> What the exercise asks
Look for the string "document" in the lines and copy each line that has it.

> Provided material
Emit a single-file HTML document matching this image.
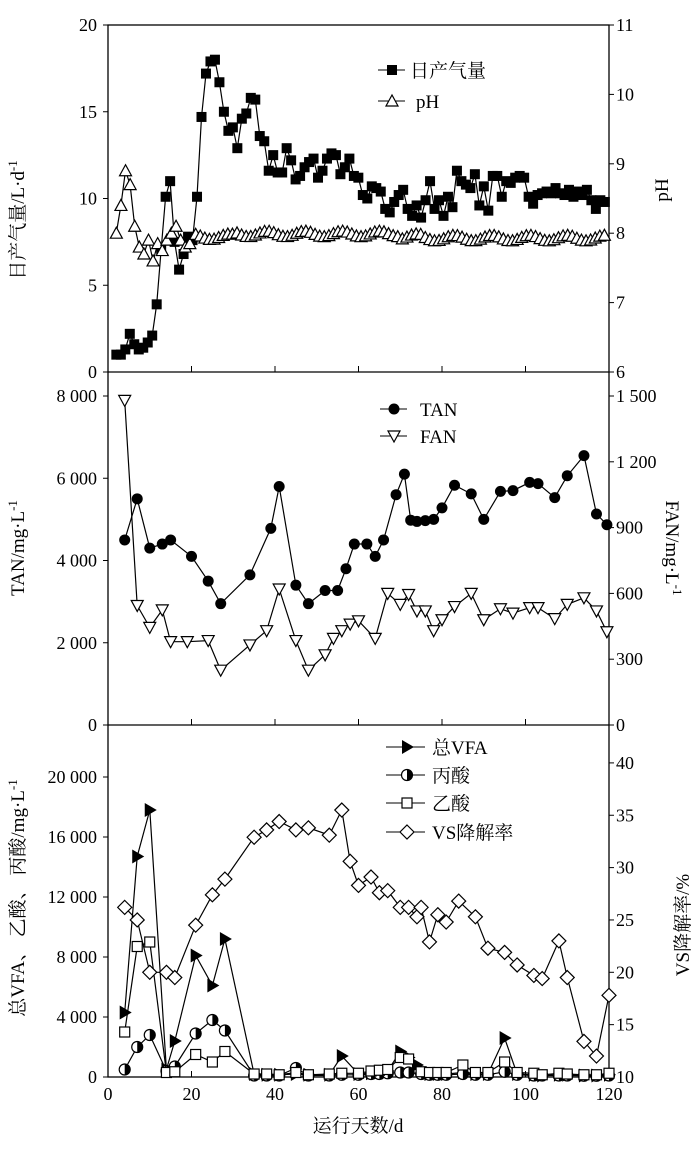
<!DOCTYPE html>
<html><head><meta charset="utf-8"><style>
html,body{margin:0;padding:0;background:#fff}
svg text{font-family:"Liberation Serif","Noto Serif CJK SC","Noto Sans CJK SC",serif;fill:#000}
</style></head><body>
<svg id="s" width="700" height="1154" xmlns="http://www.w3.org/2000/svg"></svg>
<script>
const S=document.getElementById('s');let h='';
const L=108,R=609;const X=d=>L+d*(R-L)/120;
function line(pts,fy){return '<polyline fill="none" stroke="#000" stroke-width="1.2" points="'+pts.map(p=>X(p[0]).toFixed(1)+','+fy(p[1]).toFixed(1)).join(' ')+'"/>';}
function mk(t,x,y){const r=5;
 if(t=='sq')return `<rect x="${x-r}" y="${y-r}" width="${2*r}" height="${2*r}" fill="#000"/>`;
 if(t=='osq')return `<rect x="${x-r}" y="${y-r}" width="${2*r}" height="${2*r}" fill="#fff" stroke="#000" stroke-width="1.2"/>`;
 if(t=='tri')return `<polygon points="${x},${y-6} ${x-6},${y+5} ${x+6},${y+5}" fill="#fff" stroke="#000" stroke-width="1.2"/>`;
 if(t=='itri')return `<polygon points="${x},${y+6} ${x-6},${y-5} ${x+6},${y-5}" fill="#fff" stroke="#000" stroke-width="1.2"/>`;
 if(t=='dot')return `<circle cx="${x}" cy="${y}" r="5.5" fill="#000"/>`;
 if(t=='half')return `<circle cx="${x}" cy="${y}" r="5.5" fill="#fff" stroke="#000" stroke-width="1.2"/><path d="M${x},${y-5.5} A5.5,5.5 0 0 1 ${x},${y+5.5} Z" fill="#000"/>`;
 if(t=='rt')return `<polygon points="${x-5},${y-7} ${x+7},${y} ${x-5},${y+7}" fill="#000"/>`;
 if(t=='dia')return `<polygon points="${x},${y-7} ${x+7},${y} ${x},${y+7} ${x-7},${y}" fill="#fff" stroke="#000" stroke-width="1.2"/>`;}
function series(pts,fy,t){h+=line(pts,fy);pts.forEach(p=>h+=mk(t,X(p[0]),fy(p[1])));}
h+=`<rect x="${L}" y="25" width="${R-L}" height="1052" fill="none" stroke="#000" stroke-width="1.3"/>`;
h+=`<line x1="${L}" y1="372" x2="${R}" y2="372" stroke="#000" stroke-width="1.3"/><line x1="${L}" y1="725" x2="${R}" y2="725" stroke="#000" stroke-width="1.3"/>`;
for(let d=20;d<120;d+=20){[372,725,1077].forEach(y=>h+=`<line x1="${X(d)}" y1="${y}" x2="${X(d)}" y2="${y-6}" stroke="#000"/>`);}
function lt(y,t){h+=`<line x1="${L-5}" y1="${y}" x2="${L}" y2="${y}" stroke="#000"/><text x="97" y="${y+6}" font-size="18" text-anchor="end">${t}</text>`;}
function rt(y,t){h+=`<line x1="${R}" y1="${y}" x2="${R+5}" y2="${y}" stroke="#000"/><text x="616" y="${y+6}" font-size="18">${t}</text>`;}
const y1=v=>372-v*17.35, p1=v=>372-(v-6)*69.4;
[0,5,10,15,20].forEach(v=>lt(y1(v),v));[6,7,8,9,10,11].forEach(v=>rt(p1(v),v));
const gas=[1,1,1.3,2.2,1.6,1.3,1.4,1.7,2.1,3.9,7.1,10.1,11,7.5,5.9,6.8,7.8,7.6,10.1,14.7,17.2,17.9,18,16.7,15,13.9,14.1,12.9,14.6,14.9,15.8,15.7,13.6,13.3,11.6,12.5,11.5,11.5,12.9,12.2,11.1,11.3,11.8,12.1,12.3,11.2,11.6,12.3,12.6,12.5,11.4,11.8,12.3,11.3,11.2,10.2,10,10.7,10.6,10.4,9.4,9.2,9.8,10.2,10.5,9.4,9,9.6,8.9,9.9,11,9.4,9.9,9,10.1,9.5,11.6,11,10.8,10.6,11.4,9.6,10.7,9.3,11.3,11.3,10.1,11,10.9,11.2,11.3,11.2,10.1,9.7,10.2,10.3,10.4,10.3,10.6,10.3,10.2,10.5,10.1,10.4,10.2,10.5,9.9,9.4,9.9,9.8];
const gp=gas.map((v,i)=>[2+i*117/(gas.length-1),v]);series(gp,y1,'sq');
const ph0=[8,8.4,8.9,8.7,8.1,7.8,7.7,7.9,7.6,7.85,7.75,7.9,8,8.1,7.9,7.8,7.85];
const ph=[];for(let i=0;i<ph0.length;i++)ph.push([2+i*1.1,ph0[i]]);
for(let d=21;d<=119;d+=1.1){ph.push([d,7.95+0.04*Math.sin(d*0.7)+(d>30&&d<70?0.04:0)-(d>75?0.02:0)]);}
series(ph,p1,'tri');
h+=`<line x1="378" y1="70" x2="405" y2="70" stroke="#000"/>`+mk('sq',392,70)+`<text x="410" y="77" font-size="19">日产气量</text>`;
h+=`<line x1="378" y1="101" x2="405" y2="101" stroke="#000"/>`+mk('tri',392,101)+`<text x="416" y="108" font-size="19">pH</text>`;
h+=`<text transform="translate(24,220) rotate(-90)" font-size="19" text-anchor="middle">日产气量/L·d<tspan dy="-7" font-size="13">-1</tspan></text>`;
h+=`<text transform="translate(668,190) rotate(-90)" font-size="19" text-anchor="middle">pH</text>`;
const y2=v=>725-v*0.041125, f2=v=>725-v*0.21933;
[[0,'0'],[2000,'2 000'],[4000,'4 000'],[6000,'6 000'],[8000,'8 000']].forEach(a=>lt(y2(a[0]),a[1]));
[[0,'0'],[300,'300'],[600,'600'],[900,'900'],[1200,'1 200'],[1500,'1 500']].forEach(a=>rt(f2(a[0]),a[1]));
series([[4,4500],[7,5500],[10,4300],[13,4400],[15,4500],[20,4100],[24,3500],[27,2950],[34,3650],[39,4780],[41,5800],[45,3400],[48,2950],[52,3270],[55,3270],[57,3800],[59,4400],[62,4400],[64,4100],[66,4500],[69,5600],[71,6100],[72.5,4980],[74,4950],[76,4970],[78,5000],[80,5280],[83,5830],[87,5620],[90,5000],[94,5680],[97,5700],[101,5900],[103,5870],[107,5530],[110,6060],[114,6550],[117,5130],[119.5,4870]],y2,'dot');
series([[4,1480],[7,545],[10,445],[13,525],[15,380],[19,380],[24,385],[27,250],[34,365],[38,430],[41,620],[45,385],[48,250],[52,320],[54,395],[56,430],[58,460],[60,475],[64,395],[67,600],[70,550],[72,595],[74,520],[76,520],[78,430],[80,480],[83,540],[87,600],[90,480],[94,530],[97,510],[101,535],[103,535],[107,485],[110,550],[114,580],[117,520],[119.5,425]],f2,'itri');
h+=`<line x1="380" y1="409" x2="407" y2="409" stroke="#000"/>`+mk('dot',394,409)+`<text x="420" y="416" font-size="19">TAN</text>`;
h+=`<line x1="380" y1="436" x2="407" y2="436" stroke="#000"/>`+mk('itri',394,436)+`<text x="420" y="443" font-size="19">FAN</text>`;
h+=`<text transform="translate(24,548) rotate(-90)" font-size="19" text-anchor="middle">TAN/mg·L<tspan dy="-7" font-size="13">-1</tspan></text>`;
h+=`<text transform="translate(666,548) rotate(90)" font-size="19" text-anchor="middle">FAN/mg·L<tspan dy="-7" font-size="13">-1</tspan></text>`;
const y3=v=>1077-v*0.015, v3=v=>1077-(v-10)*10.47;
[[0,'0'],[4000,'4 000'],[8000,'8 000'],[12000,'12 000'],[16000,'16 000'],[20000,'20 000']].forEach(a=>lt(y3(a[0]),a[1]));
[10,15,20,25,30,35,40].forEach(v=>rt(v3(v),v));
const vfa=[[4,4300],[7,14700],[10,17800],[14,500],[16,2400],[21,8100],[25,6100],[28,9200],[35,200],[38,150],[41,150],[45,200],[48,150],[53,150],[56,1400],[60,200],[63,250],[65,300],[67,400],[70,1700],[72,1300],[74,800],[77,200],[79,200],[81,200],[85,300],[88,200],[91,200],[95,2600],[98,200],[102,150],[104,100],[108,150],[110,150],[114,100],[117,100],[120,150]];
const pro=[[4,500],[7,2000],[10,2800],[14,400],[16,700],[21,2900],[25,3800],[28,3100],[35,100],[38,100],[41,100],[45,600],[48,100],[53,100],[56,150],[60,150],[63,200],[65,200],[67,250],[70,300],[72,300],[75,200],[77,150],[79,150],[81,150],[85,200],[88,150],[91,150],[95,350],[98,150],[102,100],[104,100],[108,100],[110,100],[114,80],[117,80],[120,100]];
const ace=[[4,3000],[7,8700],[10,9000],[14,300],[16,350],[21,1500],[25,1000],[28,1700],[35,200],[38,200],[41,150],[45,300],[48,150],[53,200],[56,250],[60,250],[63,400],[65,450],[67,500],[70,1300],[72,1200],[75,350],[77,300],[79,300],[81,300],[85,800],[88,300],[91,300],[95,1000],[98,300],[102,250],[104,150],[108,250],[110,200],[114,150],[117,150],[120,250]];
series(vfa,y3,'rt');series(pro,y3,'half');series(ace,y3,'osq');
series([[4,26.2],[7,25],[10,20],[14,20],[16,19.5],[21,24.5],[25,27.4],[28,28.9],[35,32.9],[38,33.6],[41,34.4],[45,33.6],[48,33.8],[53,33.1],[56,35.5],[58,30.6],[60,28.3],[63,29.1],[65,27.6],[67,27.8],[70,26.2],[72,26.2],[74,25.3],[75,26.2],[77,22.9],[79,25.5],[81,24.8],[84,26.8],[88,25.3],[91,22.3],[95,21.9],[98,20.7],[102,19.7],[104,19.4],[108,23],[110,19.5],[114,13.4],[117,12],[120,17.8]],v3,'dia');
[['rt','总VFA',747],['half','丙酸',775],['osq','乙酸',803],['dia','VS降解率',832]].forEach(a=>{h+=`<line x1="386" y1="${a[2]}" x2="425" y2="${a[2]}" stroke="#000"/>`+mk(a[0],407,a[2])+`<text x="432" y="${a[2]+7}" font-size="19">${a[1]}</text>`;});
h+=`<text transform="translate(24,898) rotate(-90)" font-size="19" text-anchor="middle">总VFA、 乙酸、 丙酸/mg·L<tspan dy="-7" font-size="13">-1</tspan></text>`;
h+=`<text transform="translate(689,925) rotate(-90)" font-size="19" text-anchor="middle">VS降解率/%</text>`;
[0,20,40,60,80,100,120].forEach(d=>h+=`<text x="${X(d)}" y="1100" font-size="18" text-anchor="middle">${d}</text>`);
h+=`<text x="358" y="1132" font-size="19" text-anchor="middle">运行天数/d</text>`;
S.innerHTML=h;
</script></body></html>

> Exercise solution
Emit a single-file HTML document matching this image.
const S=document.getElementById('s');let h='';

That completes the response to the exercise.